EXERCISE DIRECTIONS –
Skip the pictures and extract all of the lines exactly as written.

SOURCE DATA –

---*---

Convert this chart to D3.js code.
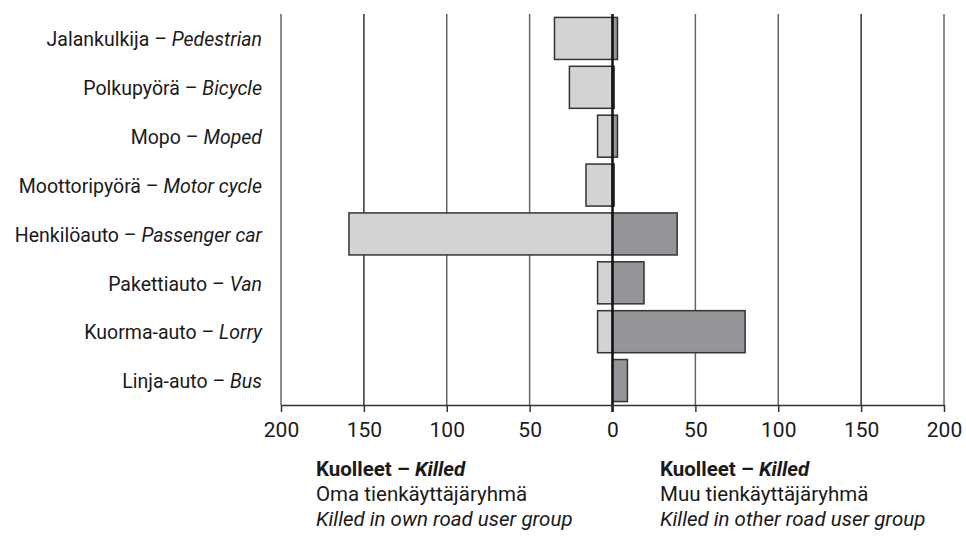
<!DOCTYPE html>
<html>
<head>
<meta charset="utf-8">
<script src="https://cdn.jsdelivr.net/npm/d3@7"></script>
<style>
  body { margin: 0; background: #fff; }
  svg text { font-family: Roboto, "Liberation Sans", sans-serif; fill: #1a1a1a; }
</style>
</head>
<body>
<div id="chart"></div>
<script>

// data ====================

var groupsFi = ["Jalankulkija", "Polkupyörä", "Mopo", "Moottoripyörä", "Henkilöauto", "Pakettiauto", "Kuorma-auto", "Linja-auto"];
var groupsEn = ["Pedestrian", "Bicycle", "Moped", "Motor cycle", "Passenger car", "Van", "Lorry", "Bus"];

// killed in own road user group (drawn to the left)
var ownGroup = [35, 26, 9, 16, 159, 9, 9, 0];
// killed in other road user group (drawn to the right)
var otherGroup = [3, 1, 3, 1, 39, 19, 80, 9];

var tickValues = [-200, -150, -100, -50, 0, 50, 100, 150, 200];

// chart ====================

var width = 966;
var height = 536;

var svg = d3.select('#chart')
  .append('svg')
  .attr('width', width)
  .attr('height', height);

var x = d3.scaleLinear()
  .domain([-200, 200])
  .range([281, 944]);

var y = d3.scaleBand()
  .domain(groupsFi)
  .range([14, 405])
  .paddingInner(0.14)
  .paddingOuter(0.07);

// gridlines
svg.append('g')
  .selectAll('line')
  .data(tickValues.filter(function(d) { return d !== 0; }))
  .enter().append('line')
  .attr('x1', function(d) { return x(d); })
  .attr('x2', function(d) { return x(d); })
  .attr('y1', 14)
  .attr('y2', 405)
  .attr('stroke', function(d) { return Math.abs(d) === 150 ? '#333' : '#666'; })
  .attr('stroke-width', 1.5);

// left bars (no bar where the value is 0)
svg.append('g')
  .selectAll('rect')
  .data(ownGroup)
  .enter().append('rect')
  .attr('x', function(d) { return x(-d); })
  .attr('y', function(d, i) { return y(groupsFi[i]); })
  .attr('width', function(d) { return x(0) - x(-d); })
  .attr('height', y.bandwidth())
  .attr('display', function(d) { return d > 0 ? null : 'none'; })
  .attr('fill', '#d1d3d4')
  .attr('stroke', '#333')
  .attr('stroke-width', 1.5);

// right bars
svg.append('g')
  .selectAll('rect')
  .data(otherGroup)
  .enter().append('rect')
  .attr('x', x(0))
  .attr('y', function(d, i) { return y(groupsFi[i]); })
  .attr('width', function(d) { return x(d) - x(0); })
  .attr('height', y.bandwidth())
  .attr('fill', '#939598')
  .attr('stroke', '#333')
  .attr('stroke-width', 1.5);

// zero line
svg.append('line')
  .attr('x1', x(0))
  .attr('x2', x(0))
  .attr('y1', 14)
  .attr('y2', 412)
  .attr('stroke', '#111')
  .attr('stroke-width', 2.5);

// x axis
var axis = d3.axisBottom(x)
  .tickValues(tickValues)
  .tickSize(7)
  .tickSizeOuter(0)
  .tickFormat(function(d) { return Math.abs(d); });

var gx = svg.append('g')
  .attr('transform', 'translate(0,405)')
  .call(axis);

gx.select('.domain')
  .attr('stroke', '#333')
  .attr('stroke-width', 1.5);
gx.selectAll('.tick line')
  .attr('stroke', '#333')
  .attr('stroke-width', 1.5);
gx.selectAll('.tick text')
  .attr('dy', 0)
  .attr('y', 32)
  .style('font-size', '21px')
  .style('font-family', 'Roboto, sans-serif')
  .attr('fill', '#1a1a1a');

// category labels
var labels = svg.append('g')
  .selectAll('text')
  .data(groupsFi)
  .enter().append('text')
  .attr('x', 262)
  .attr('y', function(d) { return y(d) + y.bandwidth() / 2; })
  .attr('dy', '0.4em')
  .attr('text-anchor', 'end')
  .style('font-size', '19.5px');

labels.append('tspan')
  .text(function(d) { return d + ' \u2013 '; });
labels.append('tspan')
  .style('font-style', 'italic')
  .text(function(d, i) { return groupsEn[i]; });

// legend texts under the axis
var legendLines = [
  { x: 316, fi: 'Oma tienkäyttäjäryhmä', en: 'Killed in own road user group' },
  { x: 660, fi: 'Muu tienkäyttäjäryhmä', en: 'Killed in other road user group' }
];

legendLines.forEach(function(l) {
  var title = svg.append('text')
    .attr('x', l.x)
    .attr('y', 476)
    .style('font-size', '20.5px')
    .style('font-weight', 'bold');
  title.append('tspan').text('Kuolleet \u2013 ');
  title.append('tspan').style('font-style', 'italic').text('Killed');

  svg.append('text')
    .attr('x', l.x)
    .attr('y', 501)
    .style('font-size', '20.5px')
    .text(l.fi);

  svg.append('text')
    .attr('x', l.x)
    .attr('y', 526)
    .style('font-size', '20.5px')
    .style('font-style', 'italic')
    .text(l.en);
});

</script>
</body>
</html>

---*---

FINISHED EXERCISE –
Convert this chart to D3.js code.
<!DOCTYPE html>
<html>
<head>
<meta charset="utf-8">
<script src="https://cdn.jsdelivr.net/npm/d3@7"></script>
<style>
  body { margin: 0; background: #fff; }
  svg text { font-family: Roboto, "Liberation Sans", sans-serif; fill: #1a1a1a; }
</style>
</head>
<body>
<div id="chart"></div>
<script>

// data ====================

var groupsFi = ["Jalankulkija", "Polkupyörä", "Mopo", "Moottoripyörä", "Henkilöauto", "Pakettiauto", "Kuorma-auto", "Linja-auto"];
var groupsEn = ["Pedestrian", "Bicycle", "Moped", "Motor cycle", "Passenger car", "Van", "Lorry", "Bus"];

// killed in own road user group (drawn to the left)
var ownGroup = [35, 26, 9, 16, 159, 9, 9, 0];
// killed in other road user group (drawn to the right)
var otherGroup = [3, 1, 3, 1, 39, 19, 80, 9];

var tickValues = [-200, -150, -100, -50, 0, 50, 100, 150, 200];

// chart ====================

var width = 966;
var height = 536;

var svg = d3.select('#chart')
  .append('svg')
  .attr('width', width)
  .attr('height', height);

var x = d3.scaleLinear()
  .domain([-200, 200])
  .range([281, 944]);

var y = d3.scaleBand()
  .domain(groupsFi)
  .range([14, 405])
  .paddingInner(0.14)
  .paddingOuter(0.07);

// gridlines
svg.append('g')
  .selectAll('line')
  .data(tickValues.filter(function(d) { return d !== 0; }))
  .enter().append('line')
  .attr('x1', function(d) { return x(d); })
  .attr('x2', function(d) { return x(d); })
  .attr('y1', 14)
  .attr('y2', 405)
  .attr('stroke', function(d) { return Math.abs(d) === 150 ? '#333' : '#666'; })
  .attr('stroke-width', 1.5);

// left bars (no bar where the value is 0)
svg.append('g')
  .selectAll('rect')
  .data(ownGroup)
  .enter().append('rect')
  .attr('x', function(d) { return x(-d); })
  .attr('y', function(d, i) { return y(groupsFi[i]); })
  .attr('width', function(d) { return x(0) - x(-d); })
  .attr('height', y.bandwidth())
  .attr('display', function(d) { return d > 0 ? null : 'none'; })
  .attr('fill', '#d1d3d4')
  .attr('stroke', '#333')
  .attr('stroke-width', 1.5);

// right bars
svg.append('g')
  .selectAll('rect')
  .data(otherGroup)
  .enter().append('rect')
  .attr('x', x(0))
  .attr('y', function(d, i) { return y(groupsFi[i]); })
  .attr('width', function(d) { return x(d) - x(0); })
  .attr('height', y.bandwidth())
  .attr('fill', '#939598')
  .attr('stroke', '#333')
  .attr('stroke-width', 1.5);

// zero line
svg.append('line')
  .attr('x1', x(0))
  .attr('x2', x(0))
  .attr('y1', 14)
  .attr('y2', 412)
  .attr('stroke', '#111')
  .attr('stroke-width', 2.5);

// x axis
var axis = d3.axisBottom(x)
  .tickValues(tickValues)
  .tickSize(7)
  .tickSizeOuter(0)
  .tickFormat(function(d) { return Math.abs(d); });

var gx = svg.append('g')
  .attr('transform', 'translate(0,405)')
  .call(axis);

gx.select('.domain')
  .attr('stroke', '#333')
  .attr('stroke-width', 1.5);
gx.selectAll('.tick line')
  .attr('stroke', '#333')
  .attr('stroke-width', 1.5);
gx.selectAll('.tick text')
  .attr('dy', 0)
  .attr('y', 32)
  .style('font-size', '21px')
  .style('font-family', 'Roboto, sans-serif')
  .attr('fill', '#1a1a1a');

// category labels
var labels = svg.append('g')
  .selectAll('text')
  .data(groupsFi)
  .enter().append('text')
  .attr('x', 262)
  .attr('y', function(d) { return y(d) + y.bandwidth() / 2; })
  .attr('dy', '0.4em')
  .attr('text-anchor', 'end')
  .style('font-size', '19.5px');

labels.append('tspan')
  .text(function(d) { return d + ' \u2013 '; });
labels.append('tspan')
  .style('font-style', 'italic')
  .text(function(d, i) { return groupsEn[i]; });

// legend texts under the axis
var legendLines = [
  { x: 316, fi: 'Oma tienkäyttäjäryhmä', en: 'Killed in own road user group' },
  { x: 660, fi: 'Muu tienkäyttäjäryhmä', en: 'Killed in other road user group' }
];

legendLines.forEach(function(l) {
  var title = svg.append('text')
    .attr('x', l.x)
    .attr('y', 476)
    .style('font-size', '20.5px')
    .style('font-weight', 'bold');
  title.append('tspan').text('Kuolleet \u2013 ');
  title.append('tspan').style('font-style', 'italic').text('Killed');

  svg.append('text')
    .attr('x', l.x)
    .attr('y', 501)
    .style('font-size', '20.5px')
    .text(l.fi);

  svg.append('text')
    .attr('x', l.x)
    .attr('y', 526)
    .style('font-size', '20.5px')
    .style('font-style', 'italic')
    .text(l.en);
});

</script>
</body>
</html>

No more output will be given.